Task to carry out :: Wherever the string "matplotlib" appears in a line, extract that line.

________________________________________

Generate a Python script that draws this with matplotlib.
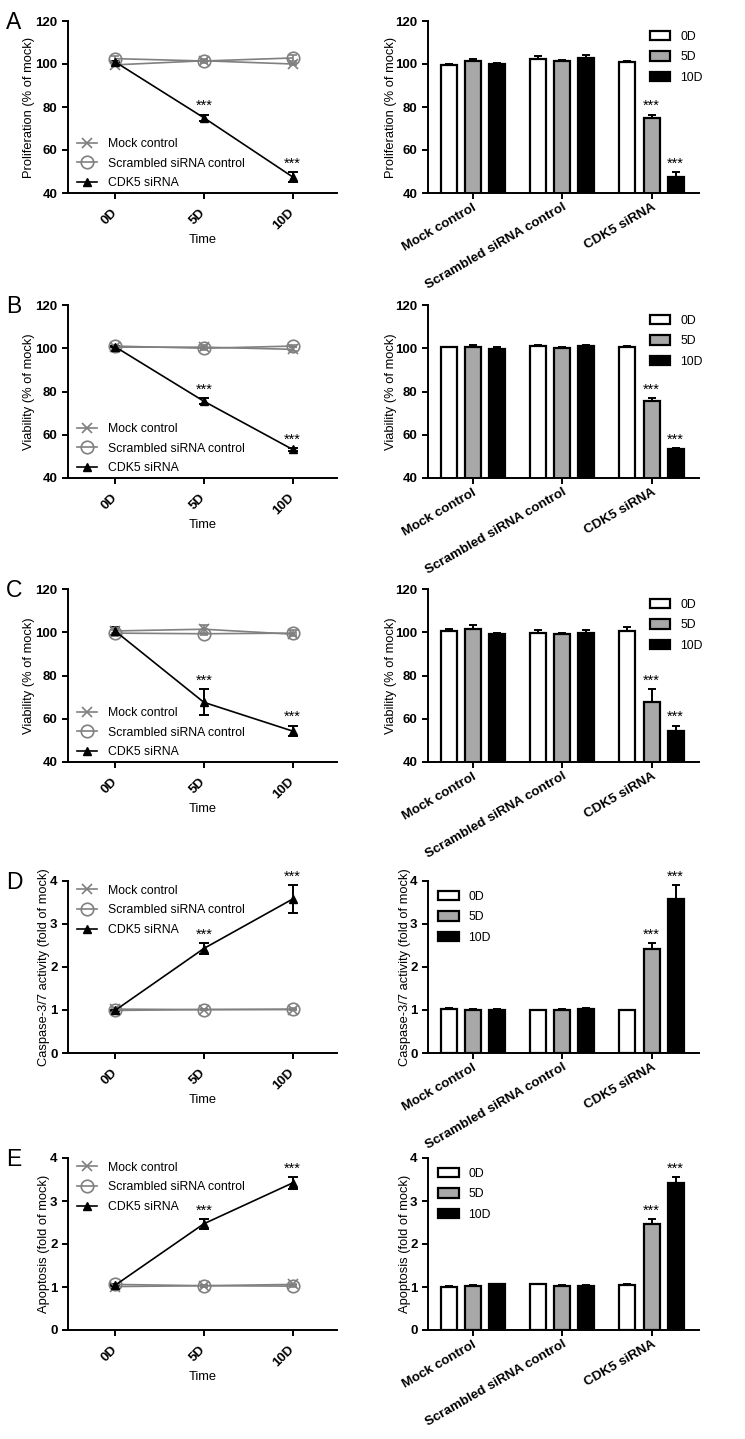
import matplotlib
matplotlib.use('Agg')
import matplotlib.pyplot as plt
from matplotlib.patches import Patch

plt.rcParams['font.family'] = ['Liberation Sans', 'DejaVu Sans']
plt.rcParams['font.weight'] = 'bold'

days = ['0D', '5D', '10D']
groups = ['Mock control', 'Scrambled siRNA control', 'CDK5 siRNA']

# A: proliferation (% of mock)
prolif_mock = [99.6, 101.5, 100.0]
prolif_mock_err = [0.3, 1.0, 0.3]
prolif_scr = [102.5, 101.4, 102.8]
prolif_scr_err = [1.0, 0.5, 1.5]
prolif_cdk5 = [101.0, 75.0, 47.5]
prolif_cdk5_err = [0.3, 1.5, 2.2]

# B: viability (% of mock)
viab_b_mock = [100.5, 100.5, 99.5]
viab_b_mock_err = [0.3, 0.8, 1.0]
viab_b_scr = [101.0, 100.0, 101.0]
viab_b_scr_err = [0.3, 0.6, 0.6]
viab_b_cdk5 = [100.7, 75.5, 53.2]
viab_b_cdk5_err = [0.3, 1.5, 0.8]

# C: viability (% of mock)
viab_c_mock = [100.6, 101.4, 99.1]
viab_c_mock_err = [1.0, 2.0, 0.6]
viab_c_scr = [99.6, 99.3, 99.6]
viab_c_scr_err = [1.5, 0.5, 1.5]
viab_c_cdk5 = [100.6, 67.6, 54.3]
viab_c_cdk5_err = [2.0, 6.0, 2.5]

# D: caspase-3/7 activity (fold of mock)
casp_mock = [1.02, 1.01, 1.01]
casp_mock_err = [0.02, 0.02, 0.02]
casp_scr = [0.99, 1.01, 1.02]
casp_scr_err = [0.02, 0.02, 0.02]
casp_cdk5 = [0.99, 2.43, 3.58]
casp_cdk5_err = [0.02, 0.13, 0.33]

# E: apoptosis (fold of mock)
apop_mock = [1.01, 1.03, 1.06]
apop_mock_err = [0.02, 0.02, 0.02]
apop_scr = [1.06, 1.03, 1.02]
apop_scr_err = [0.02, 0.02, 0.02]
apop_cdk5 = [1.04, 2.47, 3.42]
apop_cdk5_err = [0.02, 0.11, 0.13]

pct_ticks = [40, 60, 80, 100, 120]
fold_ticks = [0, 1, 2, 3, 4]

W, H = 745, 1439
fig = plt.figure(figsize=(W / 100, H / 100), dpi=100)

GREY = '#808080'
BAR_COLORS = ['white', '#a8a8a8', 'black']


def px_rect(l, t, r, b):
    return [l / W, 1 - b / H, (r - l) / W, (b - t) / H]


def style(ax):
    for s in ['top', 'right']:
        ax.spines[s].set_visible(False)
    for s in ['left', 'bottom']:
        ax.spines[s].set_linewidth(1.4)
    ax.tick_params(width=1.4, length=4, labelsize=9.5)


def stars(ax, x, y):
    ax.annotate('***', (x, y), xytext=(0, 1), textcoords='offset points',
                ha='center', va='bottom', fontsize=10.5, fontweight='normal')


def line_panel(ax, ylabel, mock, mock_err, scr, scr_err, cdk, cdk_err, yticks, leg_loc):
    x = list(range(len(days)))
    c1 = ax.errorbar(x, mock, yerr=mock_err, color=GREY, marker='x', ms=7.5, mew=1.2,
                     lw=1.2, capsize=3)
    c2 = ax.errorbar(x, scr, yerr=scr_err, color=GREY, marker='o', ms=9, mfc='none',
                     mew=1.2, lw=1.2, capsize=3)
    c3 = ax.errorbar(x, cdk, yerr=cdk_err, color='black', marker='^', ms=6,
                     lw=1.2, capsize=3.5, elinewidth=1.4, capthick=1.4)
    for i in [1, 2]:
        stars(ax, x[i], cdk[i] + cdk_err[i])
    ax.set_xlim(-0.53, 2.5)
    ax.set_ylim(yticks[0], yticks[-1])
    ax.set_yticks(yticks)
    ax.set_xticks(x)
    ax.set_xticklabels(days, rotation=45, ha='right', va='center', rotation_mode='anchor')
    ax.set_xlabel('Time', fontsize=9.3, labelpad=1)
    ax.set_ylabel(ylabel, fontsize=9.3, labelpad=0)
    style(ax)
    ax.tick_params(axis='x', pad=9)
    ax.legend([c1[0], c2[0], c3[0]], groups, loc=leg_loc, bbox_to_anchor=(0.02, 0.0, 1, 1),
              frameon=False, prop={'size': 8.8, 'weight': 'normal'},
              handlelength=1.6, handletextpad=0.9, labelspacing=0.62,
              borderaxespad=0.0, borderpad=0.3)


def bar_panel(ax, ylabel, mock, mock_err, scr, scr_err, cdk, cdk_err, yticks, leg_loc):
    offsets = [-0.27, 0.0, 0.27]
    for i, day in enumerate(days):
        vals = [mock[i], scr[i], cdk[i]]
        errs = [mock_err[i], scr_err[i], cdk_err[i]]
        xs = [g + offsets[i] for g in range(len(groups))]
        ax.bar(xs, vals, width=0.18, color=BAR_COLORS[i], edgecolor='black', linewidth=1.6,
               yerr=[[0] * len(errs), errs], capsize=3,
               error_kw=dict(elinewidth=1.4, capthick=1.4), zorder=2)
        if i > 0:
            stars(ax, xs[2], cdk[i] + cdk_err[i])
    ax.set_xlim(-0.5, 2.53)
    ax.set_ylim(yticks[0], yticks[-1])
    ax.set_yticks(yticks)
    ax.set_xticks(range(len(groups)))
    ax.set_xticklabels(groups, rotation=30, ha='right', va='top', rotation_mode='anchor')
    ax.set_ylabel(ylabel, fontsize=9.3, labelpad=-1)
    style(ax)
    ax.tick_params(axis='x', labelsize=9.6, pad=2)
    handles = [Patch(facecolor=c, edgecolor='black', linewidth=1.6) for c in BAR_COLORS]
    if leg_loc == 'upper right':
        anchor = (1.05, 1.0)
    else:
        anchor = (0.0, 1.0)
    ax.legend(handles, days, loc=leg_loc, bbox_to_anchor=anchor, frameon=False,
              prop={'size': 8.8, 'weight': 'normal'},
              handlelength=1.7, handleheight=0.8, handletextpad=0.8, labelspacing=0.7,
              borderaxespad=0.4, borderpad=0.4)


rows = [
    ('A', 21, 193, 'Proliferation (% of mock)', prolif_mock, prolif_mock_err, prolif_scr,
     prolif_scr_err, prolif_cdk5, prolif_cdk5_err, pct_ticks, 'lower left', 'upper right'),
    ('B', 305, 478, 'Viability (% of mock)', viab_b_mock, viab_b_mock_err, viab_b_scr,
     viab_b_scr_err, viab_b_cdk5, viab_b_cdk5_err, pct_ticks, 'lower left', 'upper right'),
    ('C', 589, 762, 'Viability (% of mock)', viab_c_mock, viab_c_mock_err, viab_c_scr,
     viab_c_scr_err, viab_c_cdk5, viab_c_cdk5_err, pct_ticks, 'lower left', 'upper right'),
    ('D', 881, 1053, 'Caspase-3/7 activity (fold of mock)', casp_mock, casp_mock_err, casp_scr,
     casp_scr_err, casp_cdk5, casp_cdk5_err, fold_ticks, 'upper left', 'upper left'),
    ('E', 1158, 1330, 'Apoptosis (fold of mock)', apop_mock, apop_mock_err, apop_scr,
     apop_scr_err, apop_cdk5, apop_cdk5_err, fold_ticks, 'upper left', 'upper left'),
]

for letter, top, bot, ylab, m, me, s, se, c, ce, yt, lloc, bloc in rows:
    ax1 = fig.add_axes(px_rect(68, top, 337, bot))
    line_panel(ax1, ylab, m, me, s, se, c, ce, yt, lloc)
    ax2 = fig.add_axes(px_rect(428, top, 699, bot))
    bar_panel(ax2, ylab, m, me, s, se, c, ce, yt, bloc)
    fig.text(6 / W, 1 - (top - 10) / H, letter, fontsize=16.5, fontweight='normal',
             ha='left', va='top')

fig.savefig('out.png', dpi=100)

________________________________________

Output of the exercise ::
Generate a Python script that draws this with matplotlib.
import matplotlib
matplotlib.use('Agg')
import matplotlib.pyplot as plt
from matplotlib.patches import Patch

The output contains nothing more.